What’s the core difference between the new and previous generations of BaaS?
The previous generation of BaaS involved fintechs renting banking licenses and connecting to legacy core systems—essentially "license leasing." The new generation sees companies building directly on blockchain infrastructure (wallets, settlement rails, on-chain account systems) without relying on bank core systems, with "modular composition" as the core capability.
What direction is global stablecoin regulation heading?
Global stablecoin regulation is moving from a "regulatory vacuum" toward "regulatory convergence." The US GENIUS Act, EU’s MiCA, and Hong Kong’s stablecoin issuer regime all came into effect between 2025 and 2026, gradually forming a shared regulatory consensus: mandatory full-reserve asset custody, issuer disclosure and audit obligations, and risk controls for cross-border fund flows. While jurisdictions differ significantly in implementation, compliance is now an irreversible trend.

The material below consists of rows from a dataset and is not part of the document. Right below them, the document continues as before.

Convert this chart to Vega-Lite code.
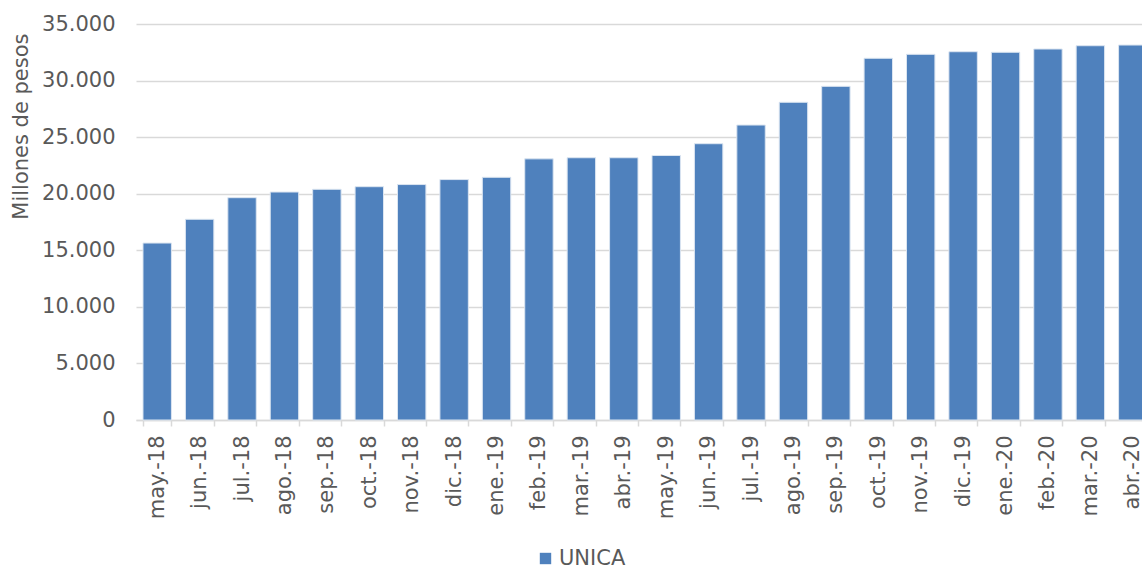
{
  "$schema": "https://vega.github.io/schema/vega-lite/v6.json",
  "autosize": {"type": "none"},
  "width": 1006,
  "height": 396,
  "padding": {"left": 136, "top": 24, "right": 0, "bottom": 151},
  "background": "white",
  "config": {
    "view": {"stroke": null},
    "font": "DejaVu Sans"
  },
  "data": {
    "values": [
      {"mes": "may.-18", "serie": "UNICA", "valor": 15640},
      {"mes": "jun.-18", "serie": "UNICA", "valor": 17740},
      {"mes": "jul.-18", "serie": "UNICA", "valor": 19650},
      {"mes": "ago.-18", "serie": "UNICA", "valor": 20150},
      {"mes": "sep.-18", "serie": "UNICA", "valor": 20390},
      {"mes": "oct.-18", "serie": "UNICA", "valor": 20620},
      {"mes": "nov.-18", "serie": "UNICA", "valor": 20810},
      {"mes": "dic.-18", "serie": "UNICA", "valor": 21250},
      {"mes": "ene.-19", "serie": "UNICA", "valor": 21450},
      {"mes": "feb.-19", "serie": "UNICA", "valor": 23080},
      {"mes": "mar.-19", "serie": "UNICA", "valor": 23180},
      {"mes": "abr.-19", "serie": "UNICA", "valor": 23180},
      {"mes": "may.-19", "serie": "UNICA", "valor": 23380},
      {"mes": "jun.-19", "serie": "UNICA", "valor": 24420},
      {"mes": "jul.-19", "serie": "UNICA", "valor": 26070},
      {"mes": "ago.-19", "serie": "UNICA", "valor": 28080},
      {"mes": "sep.-19", "serie": "UNICA", "valor": 29490},
      {"mes": "oct.-19", "serie": "UNICA", "valor": 31970},
      {"mes": "nov.-19", "serie": "UNICA", "valor": 32320},
      {"mes": "dic.-19", "serie": "UNICA", "valor": 32550},
      {"mes": "ene.-20", "serie": "UNICA", "valor": 32500},
      {"mes": "feb.-20", "serie": "UNICA", "valor": 32790},
      {"mes": "mar.-20", "serie": "UNICA", "valor": 33080},
      {"mes": "abr.-20", "serie": "UNICA", "valor": 33140}
    ]
  },
  "mark": {"type": "bar", "stroke": "#dbe5f1", "strokeWidth": 1},
  "encoding": {
    "x": {
      "field": "mes",
      "type": "nominal",
      "sort": null,
      "scale": {"range": [0, 1018], "paddingInner": 0.33, "paddingOuter": 0.165},
      "axis": {
        "title": null,
        "labelAngle": -90,
        "labelFontSize": 21,
        "labelColor": "#595959",
        "labelPadding": 9,
        "domainColor": "#d9d9d9",
        "domainWidth": 1.5,
        "tickColor": "#d9d9d9",
        "tickWidth": 1.5,
        "tickSize": 6,
        "tickBand": "extent",
        "grid": false
      }
    },
    "y": {
      "field": "valor",
      "type": "quantitative",
      "scale": {"domain": [0, 35000], "nice": false},
      "axis": {
        "title": "Millones de pesos",
        "values": [0, 5000, 10000, 15000, 20000, 25000, 30000, 35000],
        "labelExpr": "replace(format(datum.value, ','), ',', '.')",
        "labelFontSize": 21,
        "labelColor": "#595959",
        "labelPadding": 21,
        "domain": false,
        "ticks": false,
        "gridColor": "#d9d9d9",
        "gridWidth": 1.5,
        "titleFontSize": 21,
        "titleFontWeight": "normal",
        "titleColor": "#595959",
        "titleAnchor": "end",
        "titleY": 9,
        "titleX": -115,
        "titleBaseline": "middle"
      }
    },
    "color": {
      "field": "serie",
      "type": "nominal",
      "scale": {"range": ["#4F81BD"]},
      "legend": {
        "title": null,
        "orient": "none",
        "legendX": 399,
        "legendY": 524,
        "symbolType": "square",
        "symbolSize": 130,
        "symbolStrokeWidth": 0,
        "labelFontSize": 21,
        "labelColor": "#595959",
        "labelOffset": 3
      }
    }
  }
}
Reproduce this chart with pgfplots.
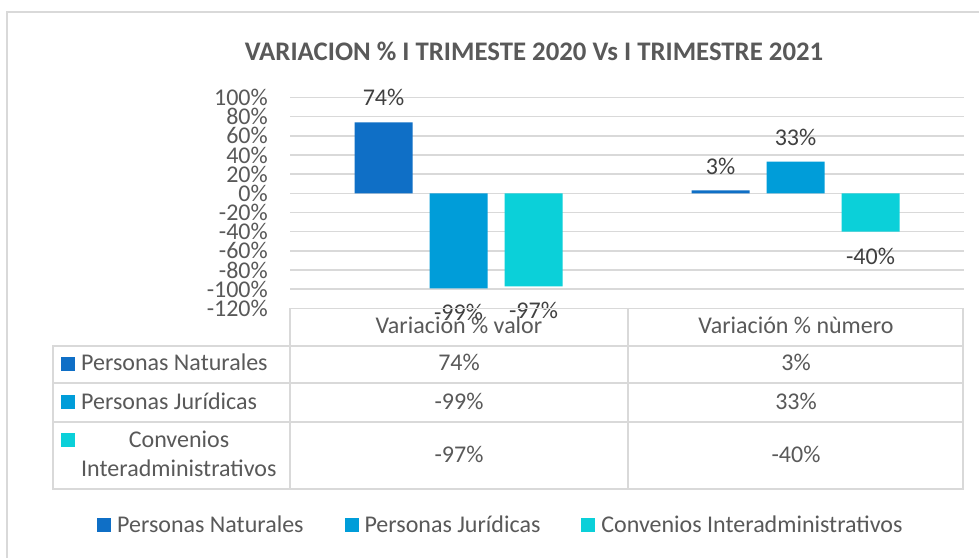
\documentclass[border=0pt]{standalone}
\usepackage{pgfplots}
\pgfplotsset{compat=1.18}
\usepackage{fontspec}
\setmainfont{Carlito}
\definecolor{cPN}{HTML}{0F6FC6}
\definecolor{cPJ}{HTML}{009DD9}
\definecolor{cCI}{HTML}{0BD0D9}
\definecolor{txt}{HTML}{595959}
\definecolor{lbl}{HTML}{404040}
\definecolor{grd}{HTML}{D9D9D9}
\newcommand\fs{\fontsize{24bp}{28bp}\selectfont}
\pgfplotsset{sq/.style={legend image code/.code={\fill[##1] (0bp,-7bp) rectangle (14bp,7bp);}}}
\begin{document}
\begin{tikzpicture}
\begin{scope}[x=1bp,y=-1bp]
\useasboundingbox (0,0) rectangle (979,558);
\fill[white] (0,0) rectangle (979,558);
\draw[grd, line width=1.5bp] (7,562) -- (7,12) -- (985,12);
\node[anchor=base, inner sep=0pt, font=\fontsize{26.8bp}{32bp}\selectfont\bfseries, text=txt] at (534,61) {VARIACION \% I TRIMESTE 2020 Vs I TRIMESTRE 2021};
\end{scope}
\begin{axis}[
  at={(290bp,-308.4bp)}, anchor=south west,
  width=674bp, height=211bp, scale only axis,
  xmin=-0.5, xmax=1.5, ymin=-120, ymax=100,
  enlargelimits=false,
  ybar=17bp, bar width=58bp,
  axis line style={draw=none}, tick style={draw=none},
  xtick=\empty,
  ytick={-120,-100,...,100},
  ymajorgrids, major grid style={grd, line width=1.5bp},
  /pgf/number format/assume math mode=true,
  yticklabel={\pgfmathprintnumber{\tick}\%},
  yticklabel style={inner sep=0pt, xshift=-22bp, font=\fs, text=txt},
  nodes near coords={\pgfmathprintnumber[fixed,precision=0]{\pgfplotspointmeta}\%},
  nodes near coords style={font=\fs, text=lbl, inner xsep=0pt, inner ysep=16bp},
  legend columns=3,
  legend style={at={(axis description cs:-0.2864,-1.0265)}, anchor=west,
    draw=none, fill=none, inner sep=0pt, font=\fs, text=txt,
    nodes={inner sep=0pt},
    /tikz/every odd column/.append style={column sep=6bp},
    /tikz/every even column/.append style={column sep=41bp}},
  legend cell align=left,
]
\addplot[fill=cPN, draw=none, sq] coordinates {(0,74) (1,3)};
\addplot[fill=cPJ, draw=none, sq] coordinates {(0,-99) (1,33)};
\addplot[fill=cCI, draw=none, sq] coordinates {(0,-97) (1,-40)};
\legend{Personas Naturales, Personas Jurídicas, Convenios Interadministrativos}
\end{axis}
\begin{scope}[x=1bp,y=-1bp]
\draw[grd, line width=1.5bp] (290,308.4) -- (963,308.4) -- (963,489) -- (53,489) -- (53,346) -- (963,346);
\draw[grd, line width=1.5bp] (53,383) -- (963,383) (53,422) -- (963,422)
  (290,308.4) -- (290,489) (628,308.4) -- (628,489);
\begin{scope}[every node/.style={font=\fs, text=txt, inner sep=0pt, anchor=base}]
\node at (459,334) {Variación \% valor};
\node at (796,334) {Variación \% nùmero};
\node at (459,371) {74\%};
\node at (796,371) {3\%};
\node at (459,409) {-99\%};
\node at (796,409) {33\%};
\node at (459,462) {-97\%};
\node at (796,462) {-40\%};
\node[anchor=base west] at (81,371) {Personas Naturales};
\node[anchor=base west] at (81,409) {Personas Jurídicas};
\node at (179,447) {Convenios};
\node[anchor=base west] at (81,476) {Interadministrativos};
\end{scope}
\fill[cPN] (61,357) rectangle (75,371);
\fill[cPJ] (61,395) rectangle (75,409);
\fill[cCI] (61,433) rectangle (75,447);
\end{scope}
\end{tikzpicture}
\end{document}
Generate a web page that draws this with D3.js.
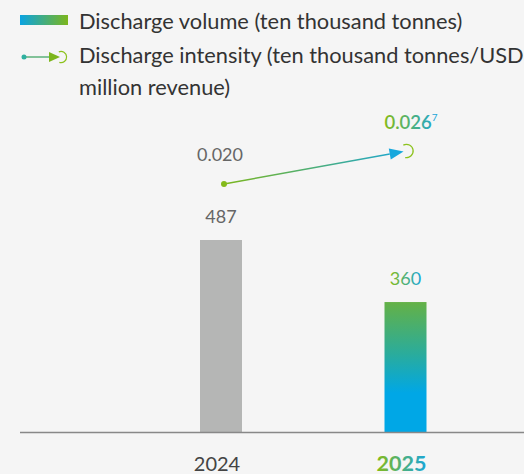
<!DOCTYPE html>
<html lang="en">
<head>
  <meta charset="UTF-8"/>
  <title>Discharge volume and intensity</title>
  <script src="https://d3js.org/d3.v7.min.js"></script>
  <style>
    body { margin: 0; background: #f5f5f5; }
    text { font-family: Lato, "Noto Sans", sans-serif; }
  </style>
</head>
<body>
<svg id="chart"></svg>
<script>
  var years = ["2024", "2025"];
  var volume = [487, 360];
  var intensity = [0.020, 0.026];
  var volumeLabels = ["487", "360"];
  var intensityLabels = ["0.020", "0.026"];

  var width = 524, height = 474;
  var blue = "#00a7e6";

  var svg = d3.select("#chart").attr("width", width).attr("height", height);
  var defs = svg.append("defs");

  // gradients
  var g1 = defs.append("linearGradient").attr("id", "barGrad")
      .attr("x1", 0).attr("y1", 0).attr("x2", 0).attr("y2", 1);
  g1.append("stop").attr("offset", "0%").attr("stop-color", "#64b146");
  g1.append("stop").attr("offset", "40%").attr("stop-color", "#2aac9c");
  g1.append("stop").attr("offset", "70%").attr("stop-color", blue);
  g1.append("stop").attr("offset", "100%").attr("stop-color", blue);

  var g2 = defs.append("linearGradient").attr("id", "legGrad");
  g2.append("stop").attr("offset", "0%").attr("stop-color", "#0aa3e2");
  g2.append("stop").attr("offset", "100%").attr("stop-color", "#7cb61c");

  var g3 = defs.append("linearGradient").attr("id", "txtGrad");
  g3.append("stop").attr("offset", "0%").attr("stop-color", "#84ba1a");
  g3.append("stop").attr("offset", "100%").attr("stop-color", "#1aa6d8");

  var x = d3.scalePoint().domain(years).range([221, 405.5]);
  var y = d3.scaleLinear().domain([94, 487]).range([432, 240]);
  var yi = d3.scaleLinear().domain([0.020, 0.026]).range([184, 151]);
  var barW = 42;

  // legend
  var leg = svg.append("g");
  leg.append("rect").attr("x", 20).attr("y", 15).attr("width", 48).attr("height", 10)
    .attr("fill", "url(#legGrad)");
  leg.append("text").attr("x", 79).attr("y", 29).attr("font-size", 21.8).attr("fill", "#333")
    .text("Discharge volume (ten thousand tonnes)");
  leg.append("line").attr("x1", 24).attr("y1", 57).attr("x2", 50).attr("y2", 57)
    .attr("stroke", "#5bb07a").attr("stroke-width", 1.5);
  leg.append("circle").attr("cx", 24).attr("cy", 57).attr("r", 2.5).attr("fill", "#2fb0a0");
  leg.append("path").attr("d", "M49,52 L60,57 L49,62 Z").attr("fill", "#7cb61c");
  leg.append("path").attr("d", d3.arc()({innerRadius: 5, outerRadius: 6.2, startAngle: -0.4, endAngle: Math.PI + 0.3}))
    .attr("transform", "translate(61,57)").attr("fill", "#8cc21c");
  leg.append("text").attr("x", 79).attr("y", 63).attr("font-size", 21.8).attr("fill", "#333")
    .text("Discharge intensity (ten thousand tonnes/USD");
  leg.append("text").attr("x", 79).attr("y", 95).attr("font-size", 21.8).attr("fill", "#333")
    .text("million revenue)");

  // bars
  svg.selectAll(".bar").data(years).enter().append("rect")
    .attr("class", "bar")
    .attr("x", function(d){ return x(d) - barW / 2; })
    .attr("y", function(d, i){ return y(volume[i]); })
    .attr("width", barW)
    .attr("height", function(d, i){ return y.range()[0] - y(volume[i]); })
    .attr("fill", function(d, i){ return i === 0 ? "#b5b6b5" : "url(#barGrad)"; });

  // baseline
  svg.append("line").attr("x1", 20).attr("x2", width).attr("y1", 432.5).attr("y2", 432.5)
    .attr("stroke", "#888").attr("stroke-width", 1.5);

  // bar labels
  svg.selectAll(".vlab").data(years).enter().append("text")
    .attr("x", function(d){ return x(d); })
    .attr("y", function(d, i){ return y(volume[i]) - 17; })
    .attr("text-anchor", "middle").attr("font-size", 18)
    .attr("fill", function(d, i){ return i === 0 ? "#666" : "url(#txtGrad)"; })
    .text(function(d, i){ return volumeLabels[i]; });

  // year labels
  svg.selectAll(".ylab").data(years).enter().append("text")
    .attr("x", function(d){ return x(d) - 4; })
    .attr("y", 471)
    .attr("text-anchor", "middle")
    .attr("font-size", function(d, i){ return i === 0 ? 20 : 21.5; })
    .attr("font-weight", function(d, i){ return i === 0 ? "normal" : "bold"; })
    .attr("fill", function(d, i){ return i === 0 ? "#444" : "url(#txtGrad)"; })
    .text(function(d){ return d; });

  // intensity line
  var x0 = x(years[0]) + 3, y0 = yi(intensity[0]);
  var x1 = x(years[1]) + 1, y1 = yi(intensity[1]);
  var lg = defs.append("linearGradient").attr("id", "lineGrad")
    .attr("gradientUnits", "userSpaceOnUse")
    .attr("x1", x0).attr("y1", y0).attr("x2", x1).attr("y2", y1);
  lg.append("stop").attr("offset", "0%").attr("stop-color", "#7cb61c");
  lg.append("stop").attr("offset", "100%").attr("stop-color", "#1aa6d8");

  var ang = Math.atan2(y1 - y0, x1 - x0);
  var tipX = x1 - 3 * Math.cos(ang), tipY = y1 - 3 * Math.sin(ang);
  var baseX = tipX - 14 * Math.cos(ang), baseY = tipY - 14 * Math.sin(ang);
  svg.append("line").attr("x1", x0).attr("y1", y0).attr("x2", baseX).attr("y2", baseY)
    .attr("stroke", "url(#lineGrad)").attr("stroke-width", 1.5);
  svg.append("path")
    .attr("d", "M0,0 L-14,-5.5 L-14,5.5 Z")
    .attr("transform", "translate(" + tipX + "," + tipY + ") rotate(" + (ang * 180 / Math.PI) + ")")
    .attr("fill", "#17a8dd");
  svg.append("circle").attr("cx", x0).attr("cy", y0).attr("r", 3).attr("fill", "#84ba1a");
  svg.append("path")
    .attr("d", d3.arc()({innerRadius: 6, outerRadius: 7.3, startAngle: -0.5, endAngle: Math.PI + 0.2}))
    .attr("transform", "translate(" + x1 + "," + y1 + ")")
    .attr("fill", "#8cc21c");

  // intensity labels
  svg.append("text").attr("x", x0 - 4).attr("y", y0 - 23)
    .attr("text-anchor", "middle").attr("font-size", 18).attr("fill", "#666")
    .text(intensityLabels[0]);
  var t2 = svg.append("text").attr("x", x1 - 22).attr("y", y1 - 22)
    .attr("font-size", 18.5).attr("font-weight", 600);
  t2.append("tspan").attr("fill", "url(#txtGrad)").text(intensityLabels[1]);
  t2.append("tspan").attr("fill", "#1aa6d8").attr("font-size", 10).attr("font-weight", "normal").attr("dy", -8).text("7");
</script>
</body>
</html>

Why is the lending function of stablecoins more important than payments?
Payments are a more immediate use case, but the lending market is vastly larger. Once stablecoins enter on-chain lending at scale, capital can be allocated outside the traditional banking system, reshaping global credit flows. On-chain lending must solve for credit assessment, collateral management, and interest rate setting, and remains in early exploratory stages.
Does the growth in stablecoin market cap mean speculation is also rising?
The data show a fundamental shift in how stablecoins are used. In 2025, C2B commercial payments grew at a 128% annual rate, becoming the fastest-growing transaction type. Stablecoin velocity also jumped from 2.6x to about 6x, indicating transaction demand is outpacing new issuance. These structural indicators suggest that growth is increasingly driven by real-world economic use, not just exchange speculation.